- _What the task requires_: Starting at the first line of the listing below, retype each line up to and including the one that contains "80, 90, 100]". Leave pictures out.

- _Material_:
*****
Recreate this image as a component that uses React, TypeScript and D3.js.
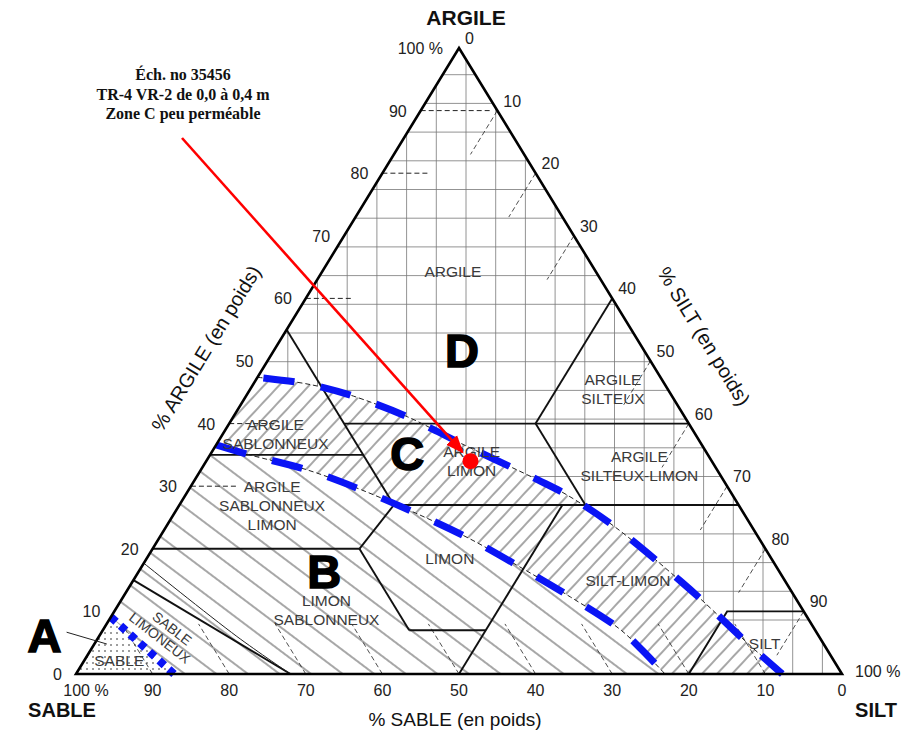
import React from 'react'
import * as d3 from 'd3'

type TP = [number, number] // [sand %, clay %], silt is what is left

const W = 920
const H = 731

// axis ticks
const sandTicks = [100, 90, 80, 70, 60, 50, 40, 30, 20, 10, 0]
const clayTicks = [100, 90, 80, 70, 60, 50, 40, 30, 20, 10, 0]
const siltTicks = [0, 10, 20, 30, 40, 50, 60, 70, 80, 90, 100]

// short dashed guide lines
const clayGuides = [90, 80, 60, 40, 30]
const siltGuides = [10, 20, 30, 50, 60, 70, 80, 90]
const sandGuides = [90, 80, 70, 60, 50, 40, 30, 20, 10]

// texture class boundaries
const classLines: TP[][] = [
  [[45, 55], [45, 27]],
  [[45, 40], [0, 40]],
  [[0, 60], [20, 40]],
  [[20, 40], [20, 27]],
  [[65, 35], [45, 35]],
  [[45, 27], [0, 27]],
  [[45, 27], [53, 20]],
  [[80, 20], [53, 20]],
  [[53, 20], [53, 7]],
  [[53, 7], [43, 7]],
  [[23, 27], [50, 0]],
  [[85, 15], [72, 0]],
  [[20, 0], [10, 10], [0, 10]],
]
const thinLines: TP[][] = [
  [[82.3, 17.7], [76, 6], [72, 0]],
]

// zone limits (blue dashed)
const upperCurve: TP[] = [
  [52.6, 47.4], [47.8, 46.6], [44.9, 45.8], [41.6, 44.4], [36.2, 41.1], [31.4, 36.9],
  [24.2, 31], [21.6, 28.6], [17.9, 23.5], [13.6, 14.7], [12.2, 11.3], [9.9, 5], [7.8, 0],
]
const lowerCurve: TP[] = [
  [63.4, 36.6], [59.8, 35], [53.5, 32.6], [48, 29.4], [42.8, 25.7], [37.9, 21.7],
  [33.5, 17.1], [29.3, 12.3], [25.5, 7.3], [24.3, 4.2], [23.1, 0],
]
const sandCurve: TP[] = [[90.9, 9.1], [87.2, 0]]

// sample
const sample: TP = [31.5, 34]
const sampleNote = ['Éch. no 35456', 'TR-4 VR-2 de 0,0 à 0,4 m', 'Zone C peu perméable']

// class names and their centres
const classNames = [
  ['ARGILE'],
  ['ARGILE', 'SILTEUX'],
  ['ARGILE', 'SABLONNEUX'],
  ['ARGILE', 'SILTEUX-LIMON'],
  ['ARGILE', 'LIMON'],
  ['ARGILE', 'SABLONNEUX', 'LIMON'],
  ['LIMON'],
  ['LIMON', 'SABLONNEUX'],
  ['SILT-LIMON'],
  ['SILT'],
  ['SABLE'],
]
const classCentres: TP[] = [
  [18.7, 64.2], [7.2, 45.4], [54.8, 38.3], [9.9, 33.1], [31.4, 33.9], [61, 26.8],
  [42, 18.4], [62.2, 10.2], [20.5, 14.9], [7.7, 4.8], [93.3, 2.1],
]
const loamySand = ['SABLE', 'LIMONEUX']
const loamySandCentre: TP = [84.8, 6.4]

const zoneLetters = ['A', 'B', 'C', 'D']
const zoneCentres: TP[] = [[101, 6.2], [59.4, 16.4], [39.1, 35.3], [23.7, 51.8]]

// the triangle as it sits on the page
const xScale = d3.scaleLinear().domain([0, 100]).range([76, 842])
const yScale = d3.scaleLinear().domain([0, 100]).range([674, 48])
const tx = (d: TP) => xScale(100 - d[0] - d[1] / 2)
const ty = (d: TP) => yScale(d[1])

const SANS = '"Liberation Sans", Arial, Helvetica, sans-serif'
const SERIF = '"Liberation Serif", "Times New Roman", serif'
const BLUE = '#0a14f5'

export default function App() {
  const straight = d3.line<TP>().x(tx).y(ty)
  const smooth = d3.line<TP>().x(tx).y(ty).curve(d3.curveCatmullRom.alpha(0.5))
  const toL = (p: TP[]) => p.map(d => `L${tx(d)},${ty(d)}`).join('')

  const upperD = smooth(upperCurve) as string
  const lowerD = smooth(lowerCurve) as string
  const lowerRev = (smooth([...lowerCurve].reverse()) as string).replace(/^M/, 'L')
  const sandD = straight(sandCurve) as string
  const sandRev = (straight([...sandCurve].reverse()) as string).replace(/^M/, 'L')

  const zoneDPath = upperD + toL([[0, 0], [0, 100]]) + 'Z'
  const zoneCPath = upperD + lowerRev + 'Z'
  const zoneBPath = lowerD + sandRev + 'Z'
  const zoneAPath = sandD + toL([[100, 0]]) + 'Z'
  const frame = straight([[100, 0], [0, 0], [0, 100]]) + 'Z'

  // background graph paper of the scan
  const gridX = d3.range(-14, 14).map(k => 466 + k * 29.7)
  const gridY = d3.range(0, 21).map(k => 620 - k * 28.7)

  const sx = tx(sample)
  const sy = ty(sample)
  const noteX = 183
  const arrowFrom = [182, 138]
  const ang = Math.atan2(sy - arrowFrom[1], sx - arrowFrom[0])
  const arrowTo = [sx - Math.cos(ang) * 12, sy - Math.sin(ang) * 12]

  return (
    <svg width={W} height={H} style={{ position: 'absolute', left: 0, top: 0, background: '#fff' }}>
      <defs>
        <pattern id="hatchC" width="12" height="11" patternUnits="userSpaceOnUse" patternTransform="rotate(-47)">
          <line x1="0" y1="5" x2="12" y2="5" stroke="#222" strokeWidth="0.8" />
        </pattern>
        <pattern id="hatchB" width="20" height="19" patternUnits="userSpaceOnUse" patternTransform="rotate(37)">
          <line x1="0" y1="9" x2="20" y2="9" stroke="#222" strokeWidth="0.8" />
        </pattern>
        <pattern id="dots" width="6" height="6" patternUnits="userSpaceOnUse">
          <circle cx="3" cy="3" r="0.8" fill="#222" />
        </pattern>
        <clipPath id="clipD"><path d={zoneDPath} /></clipPath>
        <marker id="arrow" viewBox="0 0 10 10" refX="9" refY="5" markerWidth="7" markerHeight="7" orient="auto">
          <path d="M0,1 L10,5 L0,9 Z" fill="#ff0000" />
        </marker>
      </defs>

      <rect width={W} height={H} fill="#fff" />

      {/* zone fills */}
      <path d={zoneCPath} fill="url(#hatchC)" />
      <path d={zoneBPath} fill="url(#hatchB)" />
      <path d={zoneAPath} fill="url(#dots)" />

      {/* grid in zone D */}
      <g clipPath="url(#clipD)" stroke="#777" strokeWidth={0.8}>
        {gridX.map((x, i) => <line key={'gx' + i} x1={x} x2={x} y1={0} y2={H} />)}
        {gridY.map((y, i) => <line key={'gy' + i} x1={0} x2={W} y1={y} y2={y} />)}
      </g>

      {/* dashed guides */}
      <g stroke="#222" strokeWidth={1} strokeDasharray="5 3" fill="none">
        {clayGuides.map(c => (
          <line key={'cg' + c} x1={tx([100 - c, c])} y1={ty([100 - c, c])}
            x2={tx([100 - c - (c === 90 ? 9 : 6), c])} y2={ty([100 - c, c])} />
        ))}
        {siltGuides.map(s => (
          <line key={'sg' + s} x1={tx([0, 100 - s])} y1={ty([0, 100 - s])}
            x2={tx([7, 93 - s])} y2={ty([7, 93 - s])} strokeWidth={0.8} />
        ))}
        {sandGuides.map(s => (
          <line key={'dg' + s} x1={tx([s, 0])} y1={ty([s, 0])}
            x2={tx([s, 8])} y2={ty([s, 8])} strokeWidth={0.8} />
        ))}
      </g>

      {/* class boundaries */}
      <g stroke="#111" strokeWidth={1.9} fill="none">
        {classLines.map((l, i) => <path key={'cl' + i} d={straight(l) as string} />)}
      </g>
      <g stroke="#222" strokeWidth={1} fill="none">
        {thinLines.map((l, i) => <path key={'tl' + i} d={smooth(l) as string} />)}
      </g>

      {/* zone limits */}
      <path d={upperD} fill="none" stroke="#222" strokeWidth={1} strokeDasharray="5 3" />
      <path d={lowerD} fill="none" stroke="#222" strokeWidth={1} strokeDasharray="5 3" />
      <path d={upperD} fill="none" stroke={BLUE} strokeWidth={7} strokeDasharray="31 27" strokeDashoffset={-6} />
      <path d={lowerD} fill="none" stroke={BLUE} strokeWidth={7} strokeDasharray="31 27" />
      <path d={sandD} fill="none" stroke={BLUE} strokeWidth={8} strokeDasharray="7 6" />

      <path d={frame} fill="none" stroke="#000" strokeWidth={2.6} strokeLinejoin="miter" />

      {/* class names */}
      <g fontFamily={SANS} fontSize={15.5} fill="#3a3a3a" textAnchor="middle">
        {classNames.map((lines, i) => {
          const x = tx(classCentres[i])
          const y0 = ty(classCentres[i]) - (lines.length - 1) * 9.5 + 5
          return (
            <text key={'cn' + i} x={x} y={y0}>
              {lines.map((t, j) => <tspan key={j} x={x} dy={j === 0 ? 0 : 19}>{t}</tspan>)}
            </text>
          )
        })}
        <text fontSize={14}
          transform={`translate(${tx(loamySandCentre)},${ty(loamySandCentre)}) rotate(38)`}>
          <tspan x={0} dy={-2}>{loamySand[0]}</tspan>
          <tspan x={-4} dy={15}>{loamySand[1]}</tspan>
        </text>
      </g>

      {/* zone letters */}
      <g fontFamily={SANS} fontWeight="bold" fontSize={47} fill="#000" stroke="#000" strokeWidth={1.6} textAnchor="middle">
        {zoneLetters.map((z, i) => (
          <text key={z} x={tx(zoneCentres[i])} y={ty(zoneCentres[i]) + 17}>{z}</text>
        ))}
      </g>
      <line x1={tx(zoneCentres[0]) + 22} y1={ty(zoneCentres[0]) - 3} x2={tx(sandCurve[0]) - 4} y2={ty(sandCurve[0]) + 27}
        stroke="#222" strokeWidth={1} />

      {/* sample */}
      <line x1={arrowFrom[0]} y1={arrowFrom[1]} x2={arrowTo[0]} y2={arrowTo[1]}
        stroke="#ff0000" strokeWidth={2.6} markerEnd="url(#arrow)" />
      <circle cx={sx} cy={sy} r={8} fill="#ff0000" />
      <g fontFamily={SERIF} fontWeight="bold" fontSize={16} fill="#111" textAnchor="middle">
        {sampleNote.map((t, i) => <text key={i} x={noteX} y={80 + i * 19.5}>{t}</text>)}
      </g>

      {/* tick labels */}
      <g fontFamily={SANS} fontSize={16} fill="#222">
        {sandTicks.map(s => (
          <text key={'st' + s} x={tx([s, 0]) + (s === 100 ? 10 : 0)} y={696} textAnchor="middle">
            {s === 100 ? '100 %' : s}
          </text>
        ))}
        {clayTicks.map(c => (
          <text key={'ct' + c} x={tx([100 - c, c]) - (c === 100 ? 16 : 14)} y={ty([100 - c, c]) + 6} textAnchor="end">
            {c === 100 ? '100 %' : c}
          </text>
        ))}
        {siltTicks.map(s => (
          <text key={'it' + s} x={tx([0, 100 - s]) + (s === 100 ? 13 : 6)} y={ty([0, 100 - s]) + (s === 100 ? 3 : -4)}>
            {s === 100 ? '100 %' : s}
          </text>
        ))}
      </g>

      {/* titles */}
      <g fontFamily={SANS} fill="#111">
        <text x={466} y={25} fontSize={21} fontWeight="bold" textAnchor="middle">ARGILE</text>
        <text x={62} y={717} fontSize={20} fontWeight="bold" textAnchor="middle">SABLE</text>
        <text x={876} y={717} fontSize={20} fontWeight="bold" textAnchor="middle">SILT</text>
        <text x={455} y={726} fontSize={19} textAnchor="middle">% SABLE (en poids)</text>
        <text transform="translate(212,352) rotate(-58.5)" fontSize={20} textAnchor="middle">% ARGILE (en poids)</text>
        <text transform="translate(698,340) rotate(58.5)" fontSize={20} textAnchor="middle">% SILT (en poids)</text>
      </g>
    </svg>
  )
}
*****
- _Completed exercise_:
Recreate this image as a component that uses React, TypeScript and D3.js.
import React from 'react'
import * as d3 from 'd3'

type TP = [number, number] // [sand %, clay %], silt is what is left

const W = 920
const H = 731

// axis ticks
const sandTicks = [100, 90, 80, 70, 60, 50, 40, 30, 20, 10, 0]
const clayTicks = [100, 90, 80, 70, 60, 50, 40, 30, 20, 10, 0]
const siltTicks = [0, 10, 20, 30, 40, 50, 60, 70, 80, 90, 100]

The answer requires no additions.